_Short task_:
Where a line holds the word "chart", copy that line.

========

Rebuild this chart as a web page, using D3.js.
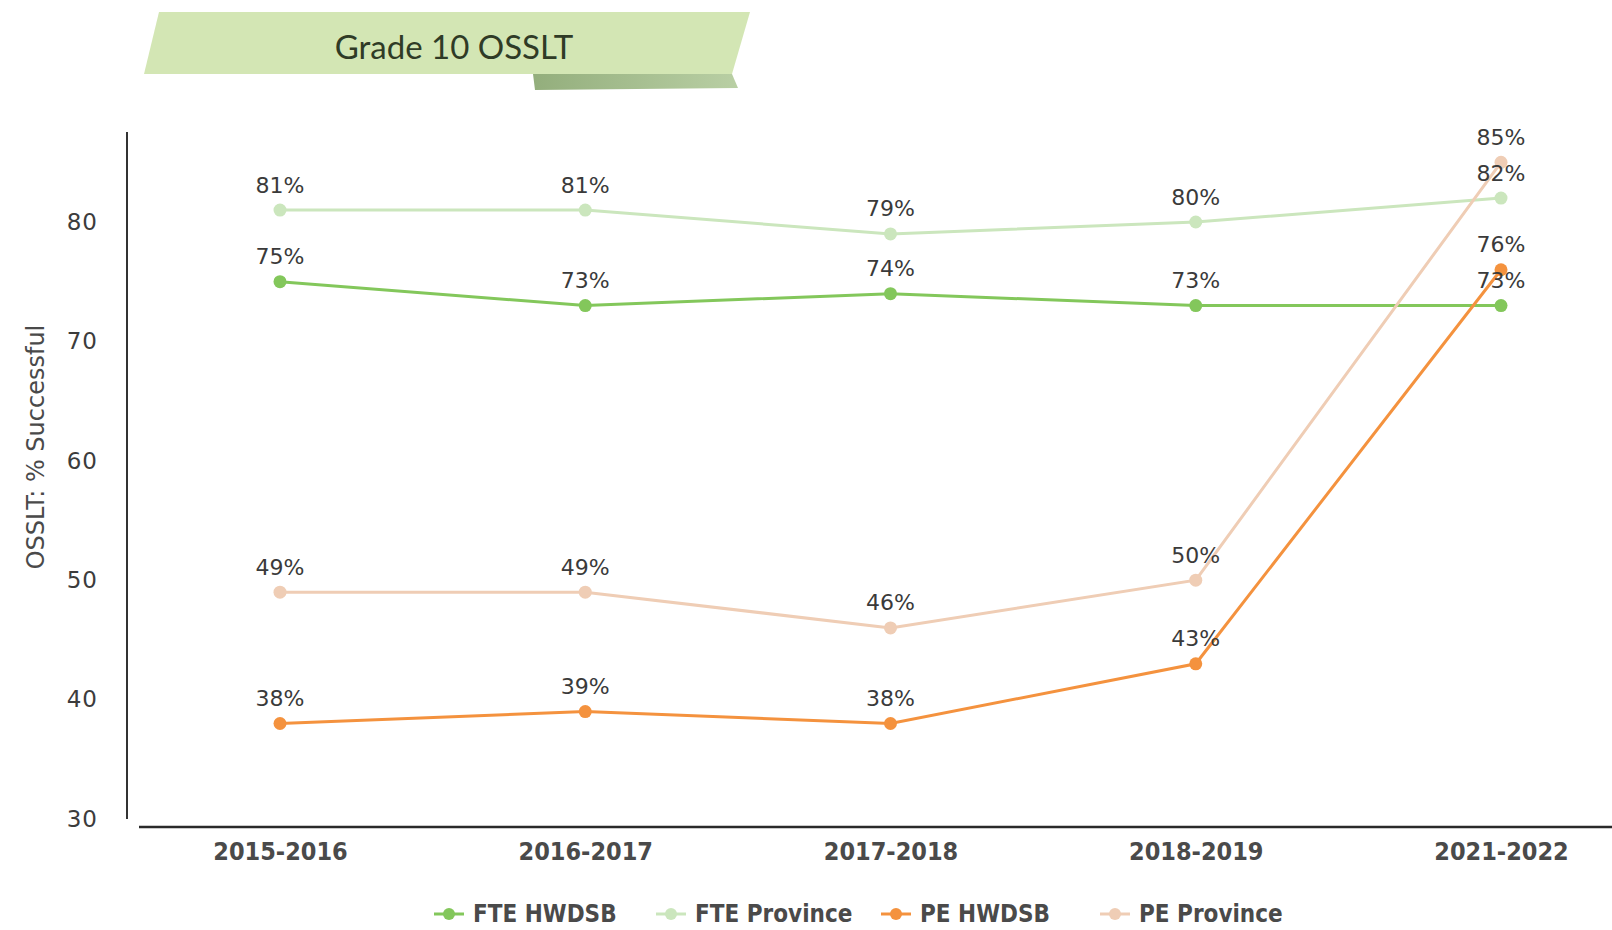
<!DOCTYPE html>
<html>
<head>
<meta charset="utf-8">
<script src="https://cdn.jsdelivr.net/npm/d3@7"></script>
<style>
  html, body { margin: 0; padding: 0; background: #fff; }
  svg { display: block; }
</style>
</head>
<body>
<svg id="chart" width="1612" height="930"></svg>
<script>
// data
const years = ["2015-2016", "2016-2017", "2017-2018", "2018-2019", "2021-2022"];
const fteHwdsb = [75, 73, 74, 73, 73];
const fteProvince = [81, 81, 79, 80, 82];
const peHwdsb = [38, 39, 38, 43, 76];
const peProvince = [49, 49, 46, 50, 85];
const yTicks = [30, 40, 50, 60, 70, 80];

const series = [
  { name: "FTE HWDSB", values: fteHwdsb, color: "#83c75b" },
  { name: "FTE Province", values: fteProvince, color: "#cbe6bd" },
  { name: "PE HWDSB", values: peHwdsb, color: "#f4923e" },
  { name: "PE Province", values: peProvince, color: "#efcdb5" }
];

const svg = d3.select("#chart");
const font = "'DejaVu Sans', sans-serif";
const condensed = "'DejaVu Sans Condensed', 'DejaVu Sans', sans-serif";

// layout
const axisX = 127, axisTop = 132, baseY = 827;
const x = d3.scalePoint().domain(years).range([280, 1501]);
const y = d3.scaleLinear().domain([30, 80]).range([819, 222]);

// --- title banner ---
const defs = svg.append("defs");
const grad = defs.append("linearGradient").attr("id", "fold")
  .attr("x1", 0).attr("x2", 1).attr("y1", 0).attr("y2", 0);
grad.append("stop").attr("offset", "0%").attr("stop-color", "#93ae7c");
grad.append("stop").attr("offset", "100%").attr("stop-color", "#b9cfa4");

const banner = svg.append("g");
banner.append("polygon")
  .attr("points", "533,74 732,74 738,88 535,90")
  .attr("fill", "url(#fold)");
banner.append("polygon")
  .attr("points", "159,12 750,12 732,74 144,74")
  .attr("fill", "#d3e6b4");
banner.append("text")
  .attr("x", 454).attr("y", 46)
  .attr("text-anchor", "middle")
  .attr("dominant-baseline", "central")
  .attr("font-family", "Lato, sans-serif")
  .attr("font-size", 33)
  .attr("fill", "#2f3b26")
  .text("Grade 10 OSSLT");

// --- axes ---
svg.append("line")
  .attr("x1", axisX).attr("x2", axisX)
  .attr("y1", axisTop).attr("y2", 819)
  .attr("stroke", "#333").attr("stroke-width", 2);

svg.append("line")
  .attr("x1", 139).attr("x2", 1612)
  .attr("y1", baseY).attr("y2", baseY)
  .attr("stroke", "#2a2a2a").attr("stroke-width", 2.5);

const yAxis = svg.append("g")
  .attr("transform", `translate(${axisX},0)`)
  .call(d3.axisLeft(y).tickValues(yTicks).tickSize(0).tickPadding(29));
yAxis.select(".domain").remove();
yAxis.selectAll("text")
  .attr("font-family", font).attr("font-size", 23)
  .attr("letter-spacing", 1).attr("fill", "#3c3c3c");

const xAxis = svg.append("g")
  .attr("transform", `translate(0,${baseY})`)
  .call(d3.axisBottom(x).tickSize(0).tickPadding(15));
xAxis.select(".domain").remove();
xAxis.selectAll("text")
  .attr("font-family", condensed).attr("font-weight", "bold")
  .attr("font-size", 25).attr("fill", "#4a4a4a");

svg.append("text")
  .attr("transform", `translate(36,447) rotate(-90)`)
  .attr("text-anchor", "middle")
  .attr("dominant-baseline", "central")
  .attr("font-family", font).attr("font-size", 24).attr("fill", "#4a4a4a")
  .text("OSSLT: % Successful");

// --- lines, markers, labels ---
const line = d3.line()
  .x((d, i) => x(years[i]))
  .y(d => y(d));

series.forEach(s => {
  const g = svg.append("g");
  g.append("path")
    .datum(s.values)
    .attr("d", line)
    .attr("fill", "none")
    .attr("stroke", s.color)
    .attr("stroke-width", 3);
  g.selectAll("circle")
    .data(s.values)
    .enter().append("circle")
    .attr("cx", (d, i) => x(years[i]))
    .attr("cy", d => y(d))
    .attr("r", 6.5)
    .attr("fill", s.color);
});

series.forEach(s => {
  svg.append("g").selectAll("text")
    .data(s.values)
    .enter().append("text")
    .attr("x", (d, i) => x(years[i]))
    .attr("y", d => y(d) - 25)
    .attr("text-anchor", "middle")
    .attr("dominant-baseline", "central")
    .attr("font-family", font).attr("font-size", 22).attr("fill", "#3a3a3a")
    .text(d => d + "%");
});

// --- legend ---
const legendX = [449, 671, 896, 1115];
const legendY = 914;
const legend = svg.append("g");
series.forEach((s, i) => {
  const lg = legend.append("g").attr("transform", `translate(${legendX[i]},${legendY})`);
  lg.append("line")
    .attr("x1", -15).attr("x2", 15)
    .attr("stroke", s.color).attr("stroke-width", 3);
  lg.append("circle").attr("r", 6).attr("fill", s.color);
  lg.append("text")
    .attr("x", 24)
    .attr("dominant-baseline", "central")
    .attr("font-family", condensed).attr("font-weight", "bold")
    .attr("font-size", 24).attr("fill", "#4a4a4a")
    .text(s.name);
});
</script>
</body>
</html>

========

_Response for this exercise_:
Rebuild this chart as a web page, using D3.js.
<svg id="chart" width="1612" height="930"></svg>
const svg = d3.select("#chart");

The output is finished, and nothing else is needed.